It is reasonable to believe Mercury once had a moon as it is a normal thing for planets.
That after aeons in orbit this moon impacted onto Mercury and was absorbed and that evidence
of this event is the Caloris Basin. For want of a name, this theoretical moon is named Caloris.
Mercury's parameters
Mercury has a 3:2 spin:orbit resonance, rotating three times (3 × 58.7 days) for every two revolutions
(2 × 88 days) around the Sun; the eccentricity of Mercury’s orbit makes this resonance stable —
at perihelion, when the solar tide is strongest, the Sun is nearly still in Mercury’s sky. The orbit of
Mercury has the greatest eccentricity of all the Solar System planets, but has the smallest axial tilt.
It so happens that every second orbit around the sun, perihelion is exactly over the Caloris Basin.
At perihelion on the in-between orbits, the Caloris Basin is at the antipodal point.
Mercury ----- Caloris ----- Sun
Caloris ----- Mercury ----- Sun
If Caloris had been a random object flying through space and had hit Mercury, it is IMPOSSIBLE
it could have impacted at the mathematical centre of perihelion.
When the Solar system formed into planets and minor planets, moons were also formed, and Mercury
acquired a moon, Caloris. Mercury is 4878 km dia and as the Caloris basin is 1550 km dia, it is
assumed that Caloris moon was about this same diameter. This means that Mercury:Caloris was 30:1 by
volume. Mercury and Caloris would both have orbited around their barycentre and likely both rotated
on their axes. Over time, Caloris would have stopped rotating because of tidal effect between
Mercury and Caloris, and so end up like Earth's Moon in always showing the same face to its
planet. Mercury and Caloris would continue to revolve around their barycentre once every 58.7 days.
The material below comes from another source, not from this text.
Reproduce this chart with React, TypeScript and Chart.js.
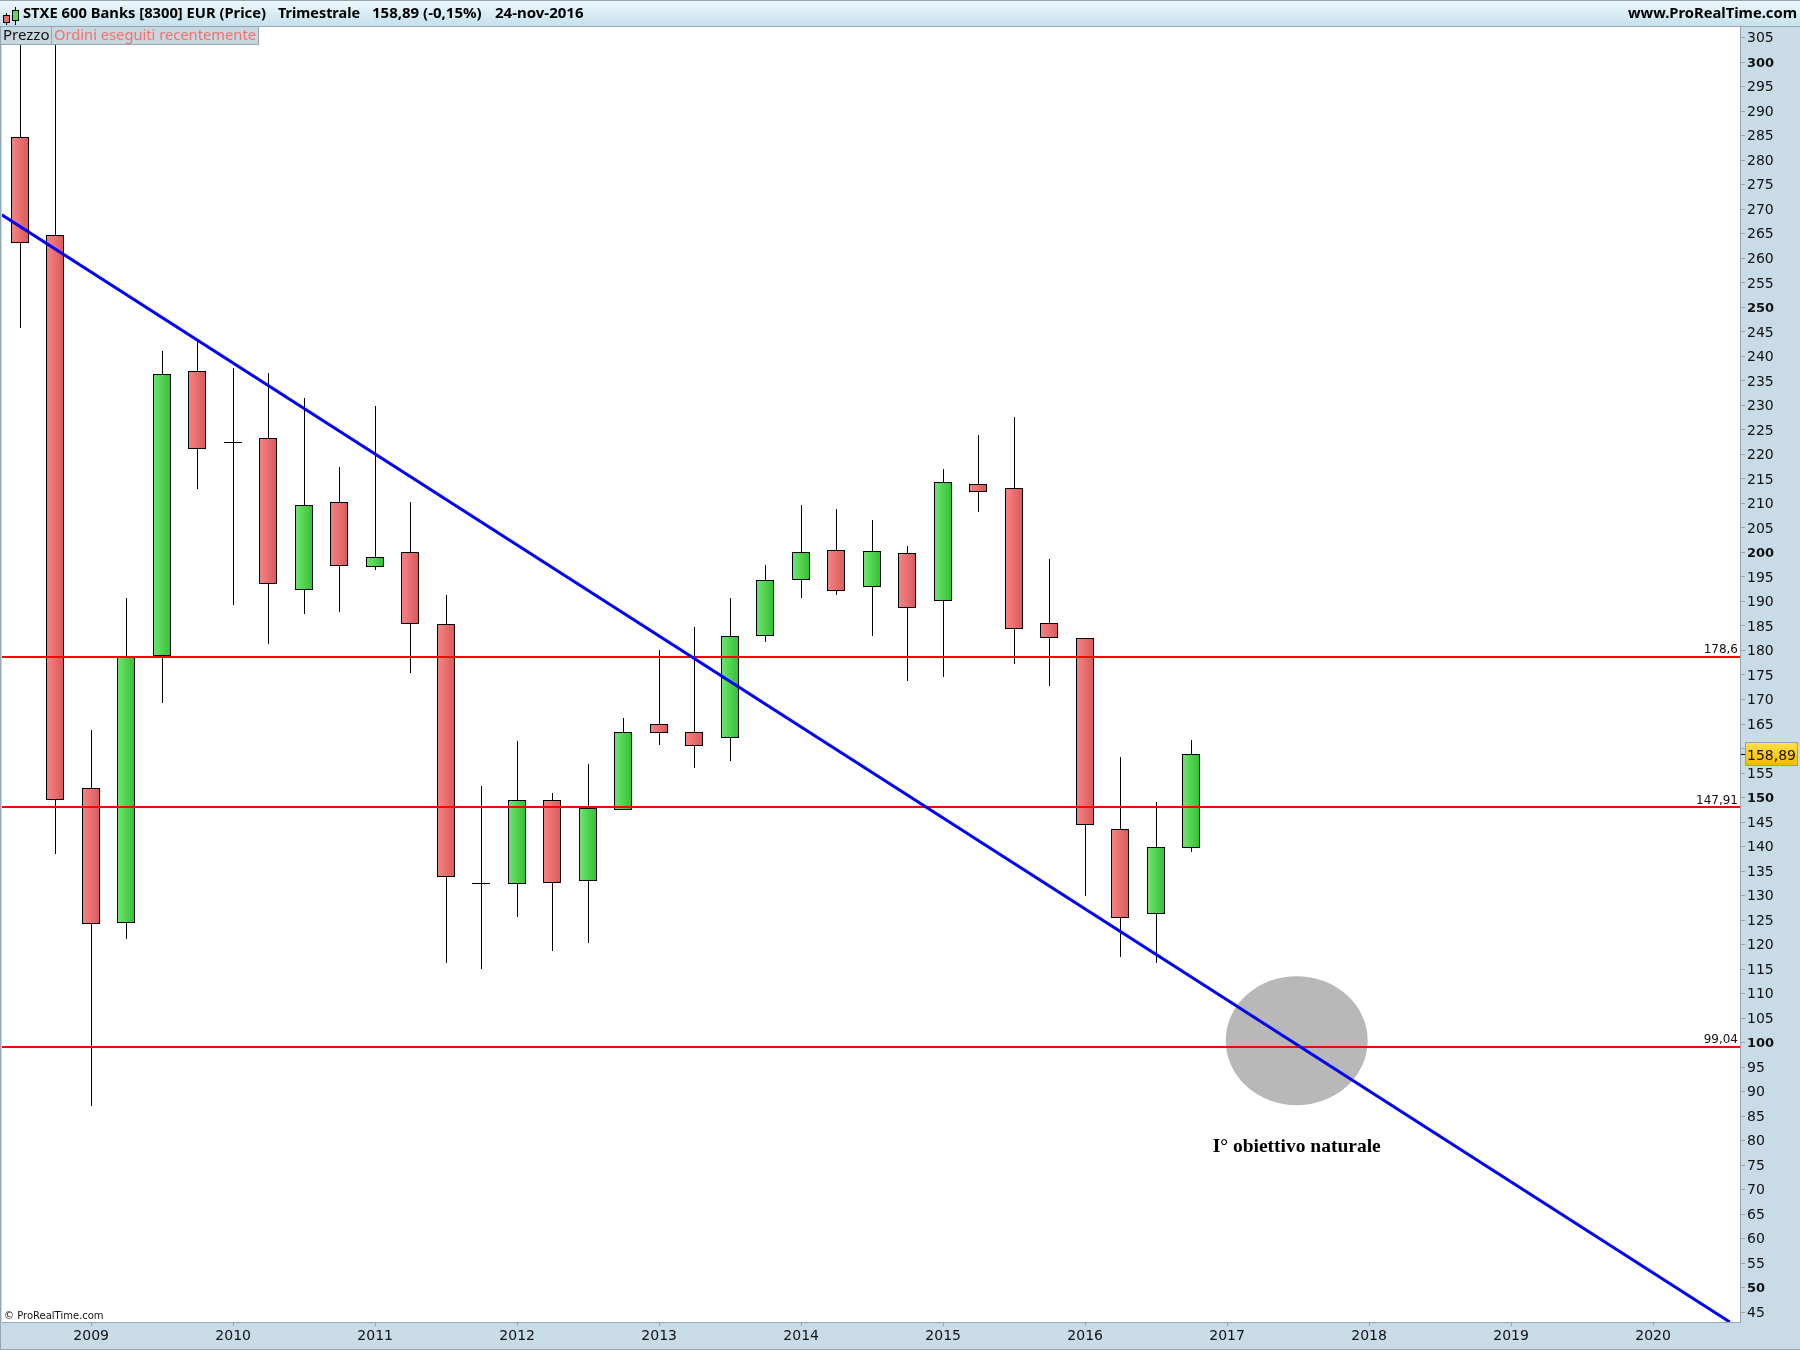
import React, { useEffect, useRef } from "react";
import { Chart, registerables } from "chart.js";

Chart.register(...registerables);

const quarters = [2008.5,2008.75,2009,2009.25,2009.5,2009.75,2010,2010.25,2010.5,2010.75,2011,2011.25,2011.5,2011.75,2012,2012.25,2012.5,2012.75,2013,2013.25,2013.5,2013.75,2014,2014.25,2014.5,2014.75,2015,2015.25,2015.5,2015.75,2016,2016.25,2016.5,2016.75];
const opens = [284.7,264.8,151.9,124.5,178.9,237,222.5,223.3,192.4,210.3,197.1,200.1,185.5,132.5,132.4,149.5,133,147.5,165,163.4,162.2,183,194.4,200.4,193,199.8,190,213.9,213.1,185.7,182.5,143.5,126.3,139.8];
const closes = [263.2,149.4,124.3,178.8,236.4,221.2,222.5,193.6,209.7,197.3,199.1,185.5,133.7,132.5,149.5,132.6,147.9,163.4,163.2,160.6,183,194.3,200,192.2,200.2,188.7,214.3,212.4,184.4,182.6,144.3,125.5,140,158.89];
const highs = [330,330,163.8,190.7,241.1,243.1,237.6,236.6,231.5,217.4,229.9,210.3,191.4,152.4,161.5,150.9,156.8,166.2,180.1,184.8,190.7,197.4,209.7,208.9,206.6,201.3,217,224,227.6,198.7,182.5,158.3,149.1,161.7];
const lows = [245.8,138.5,87.1,121.2,169.3,213,189.3,181.4,187.5,187.9,196.5,175.5,116.3,115.1,125.7,118.7,120.4,147.4,160.8,156,157.4,181.8,190.8,191.4,183,173.8,174.6,208.3,177.3,172.8,130,117.5,116.3,138.9];

const levels = [178.6, 147.91, 99.04];
const levelLabels = ["178,6", "147,91", "99,04"];
const trendX = [2008.37, 2020.54];
const trendY = [268.9, 43];
const lastPrice = 158.89;
const lastPriceLabel = "158,89";
const target = { x: 2017.49, y: 100.4, rx: 0.5, ry: 13.16, labelY: 78.8 };
const targetLabel = "I° obiettivo naturale";

const X_MIN = 2008.372, X_MAX = 2020.612, Y_MIN = 43, Y_MAX = 307.2;
const PANEL = "#c9dbe6", EDGE = "#93a6b2", BODY_W = 18;
const AXIS_FONT = "'DejaVu Sans'";
const HEAD_FONT = "'Noto Sans'";

const headerTexts: [string, number, number][] = [
  ["STXE 600 Banks [8300] EUR (Price)", 23, 243],
  ["Trimestrale", 278, 82],
  ["158,89 (-0,15%)", 372, 112],
  ["24-nov-2016", 495, 90],
];

const snap = {
  id: "snap",
  afterDatasetsUpdate(chart: any) {
    chart.getSortedVisibleDatasetMetas().forEach((m: any) => {
      if (m.type === "line") {
        if (m.data.length === 2 && m.data[0].y === m.data[1].y) {
          m.data.forEach((p: any) => { p.y = Math.floor(p.y); });
        }
        return;
      }
      m.data.forEach((el: any) => {
        el.x = el.width > 1 ? Math.floor(el.x) : Math.floor(el.x) + 0.5;
        el.y = Math.round(el.y);
        el.base = Math.round(el.base);
        if (Math.abs(el.y - el.base) < 1) el.base = el.y + 1;
      });
    });
  },
};

const chrome = {
  id: "chrome",
  beforeDraw(chart: any) {
    const { ctx, chartArea: a, width, height } = chart;
    ctx.save();
    ctx.fillStyle = PANEL;
    ctx.fillRect(0, 0, width, height);
    ctx.fillStyle = "#ffffff";
    ctx.fillRect(a.left, a.top, a.right - a.left, a.bottom - a.top);
    ctx.fillStyle = EDGE;
    ctx.fillRect(0, 0, 1, height);
    ctx.fillRect(0, height - 1, width, 1);
    ctx.restore();
  },
  beforeDatasetsDraw(chart: any) {
    const { ctx, scales } = chart;
    const cx = scales.x.getPixelForValue(target.x);
    const cy = scales.y.getPixelForValue(target.y);
    const rx = Math.abs(scales.x.getPixelForValue(target.x + target.rx) - cx);
    const ry = Math.abs(scales.y.getPixelForValue(target.y + target.ry) - cy);
    ctx.save();
    ctx.fillStyle = "#b8b8b8";
    ctx.beginPath();
    ctx.ellipse(cx, cy, rx, ry, 0, 0, Math.PI * 2);
    ctx.fill();
    ctx.fillStyle = "#000000";
    ctx.font = "bold 19.5px 'Liberation Serif'";
    ctx.textAlign = "center";
    ctx.textBaseline = "middle";
    ctx.fillText(targetLabel, cx, scales.y.getPixelForValue(target.labelY));
    ctx.restore();
  },
  afterDraw(chart: any) {
    const { ctx, scales, chartArea: a, width } = chart;
    ctx.save();
    // level labels
    ctx.fillStyle = "#111111";
    ctx.font = `12px ${AXIS_FONT}`;
    ctx.textAlign = "right";
    ctx.textBaseline = "bottom";
    levels.forEach((v, i) => ctx.fillText(levelLabels[i], a.right - 2, scales.y.getPixelForValue(v) - 1));
    ctx.font = `10px ${AXIS_FONT}`;
    ctx.textAlign = "left";
    ctx.fillText("© ProRealTime.com", 4, a.bottom - 1);

    // header
    const g = ctx.createLinearGradient(0, 0, 0, 26);
    g.addColorStop(0, "#eef9fd");
    g.addColorStop(1, "#c6e0ec");
    ctx.fillStyle = g;
    ctx.fillRect(0, 0, width, 26);
    ctx.fillStyle = EDGE;
    ctx.fillRect(0, 26, width, 1);
    ctx.fillRect(0, 0, width, 1);
    // icon
    ctx.fillStyle = "#000";
    ctx.fillRect(6, 13, 1, 12);
    ctx.fillRect(15, 7, 1, 18);
    ctx.fillStyle = "#e86a6a";
    ctx.strokeStyle = "#000";
    ctx.fillRect(3.5, 15.5, 6, 7);
    ctx.strokeRect(3.5, 15.5, 6, 7);
    ctx.fillStyle = "#55dd55";
    ctx.fillRect(12.5, 10.5, 6, 10);
    ctx.strokeRect(12.5, 10.5, 6, 10);
    ctx.fillStyle = "#000";
    ctx.font = `bold 15px ${HEAD_FONT}`;
    ctx.textBaseline = "middle";
    ctx.textAlign = "left";
    headerTexts.forEach(([t, x, w]) => ctx.fillText(t, x, 13.5, w));
    ctx.textAlign = "right";
    ctx.fillText("www.ProRealTime.com", 1797, 13.5, 169);

    // tabs
    ctx.fillStyle = "#c8d6de";
    ctx.fillRect(1, 27, 257, 18);
    ctx.fillStyle = EDGE;
    ctx.fillRect(51, 27, 1, 18);
    ctx.fillRect(1, 44, 257, 1);
    ctx.fillRect(258, 27, 1, 18);
    ctx.textAlign = "left";
    ctx.font = `15px ${HEAD_FONT}`;
    ctx.fillStyle = "#111";
    ctx.fillText("Prezzo", 3, 36);
    ctx.fillStyle = "#f07272";
    ctx.fillText("Ordini eseguiti recentemente", 54, 36, 202);

    // last price tag
    const py = scales.y.getPixelForValue(lastPrice);
    const tg = ctx.createLinearGradient(0, py - 12, 0, py + 12);
    tg.addColorStop(0, "#ffe24a");
    tg.addColorStop(1, "#f4b800");
    ctx.fillStyle = "#000";
    ctx.fillRect(a.right + 1, py, 4, 1);
    ctx.fillStyle = tg;
    ctx.fillRect(1745.5, Math.round(py) - 11.5, 52, 23);
    ctx.strokeStyle = "#94a0a8";
    ctx.strokeRect(1745.5, Math.round(py) - 11.5, 52, 23);
    ctx.fillStyle = "#111";
    ctx.font = `14px ${AXIS_FONT}`;
    ctx.textBaseline = "middle";
    ctx.fillText(lastPriceLabel, 1747, py + 2);
    ctx.restore();
  },
};

function bodyFill(ctx: any) {
  const chart = ctx.chart;
  const raw = ctx.raw;
  if (!raw || !chart.scales.x) return "#888888";
  const px = Math.floor(chart.scales.x.getPixelForValue(raw.x));
  if (!Number.isFinite(px)) return "#888888";
  const up = raw.y[1] >= raw.y[0];
  const g = chart.ctx.createLinearGradient(px - BODY_W / 2, 0, px + BODY_W / 2, 0);
  g.addColorStop(0, up ? "#6ee86e" : "#f98484");
  g.addColorStop(1, up ? "#35bd35" : "#d65a5a");
  return g;
}

export default function App() {
  const ref = useRef<HTMLCanvasElement>(null);
  useEffect(() => {
    const wicks = quarters.map((x, i) => ({ x, y: [lows[i], highs[i]] }));
    const bodies = quarters.map((x, i) => ({ x, y: [opens[i], closes[i]] }));
    const levelSets = levels.map((v) => ({
      type: "line" as const,
      data: [{ x: X_MIN, y: v }, { x: X_MAX, y: v }],
      borderColor: "#ff0000",
      borderWidth: 2,
      pointRadius: 0,
      order: 1,
    }));
    const chart = new Chart(ref.current as HTMLCanvasElement, {
      type: "bar",
      data: {
        datasets: [
          {
            type: "line",
            data: trendX.map((x, i) => ({ x, y: trendY[i] })),
            borderColor: "#0000ff",
            borderWidth: 3,
            pointRadius: 0,
            order: 0,
          },
          ...levelSets,
          {
            data: bodies,
            backgroundColor: bodyFill,
            borderColor: "#000000",
            borderWidth: 1,
            borderSkipped: false,
            barThickness: BODY_W,
            inflateAmount: 0,
            grouped: false,
            order: 2,
          },
          {
            data: wicks,
            backgroundColor: "#000000",
            borderWidth: 0,
            barThickness: 1,
            inflateAmount: 0,
            grouped: false,
            order: 3,
          },
        ] as any,
      },
      options: {
        responsive: false,
        animation: false,
        devicePixelRatio: 1,
        layout: { padding: { left: 2, top: 27, right: 0, bottom: 0 } },
        plugins: { legend: { display: false }, tooltip: { enabled: false } },
        scales: {
          x: {
            type: "linear",
            min: X_MIN,
            max: X_MAX,
            offset: false,
            afterFit: (s: any) => { s.height = 28; },
            grid: { offset: false, drawOnChartArea: false, tickLength: 4, color: EDGE },
            border: { color: EDGE, width: 1 },
            ticks: {
              stepSize: 1,
              includeBounds: false,
              autoSkip: false,
              maxRotation: 0,
              padding: 2,
              color: "#111111",
              font: { family: AXIS_FONT, size: 14 },
              callback: (v: any) => String(v),
            },
          },
          y: {
            type: "linear",
            position: "right",
            min: Y_MIN,
            max: Y_MAX,
            afterFit: (s: any) => { s.width = 60; },
            grid: { drawOnChartArea: false, tickLength: 5, color: EDGE },
            border: { color: EDGE, width: 1 },
            ticks: {
              stepSize: 5,
              includeBounds: false,
              autoSkip: false,
              padding: 2,
              labelOffset: 1,
              color: "#111111",
              font: (c: any) => {
                const major = c.tick && c.tick.value % 50 === 0;
                return { family: AXIS_FONT, size: major ? 13 : 14, weight: major ? "bold" : "normal" };
              },
              callback: (v: any) => String(v),
            },
          },
        },
      } as any,
      plugins: [snap, chrome],
    });
    return () => chart.destroy();
  }, []);
  return (
    <div style={{ position: "absolute", left: 0, top: 0, width: 1800, height: 1350 }}>
      <canvas ref={ref} width={1800} height={1350} style={{ display: "block" }} />
    </div>
  );
}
At some time, during perihelion, the gravitational attraction reached its maximum and, possibly
coupled with perturbations from the other planets, caused both Caloris and Mercury to fall to the
barycentre. At this stage, the barycentre would be inside Mercury. The collision would cause Caloris's
mass and an equal mass of Mercury at the point of impact to have a gigantic increase in temperature,
sufficient for the combined quantity to become completely molten. Gravitation forces within Mercury would
cause this mass to be absorbed and re-establish the globular shape of Mercury we see today.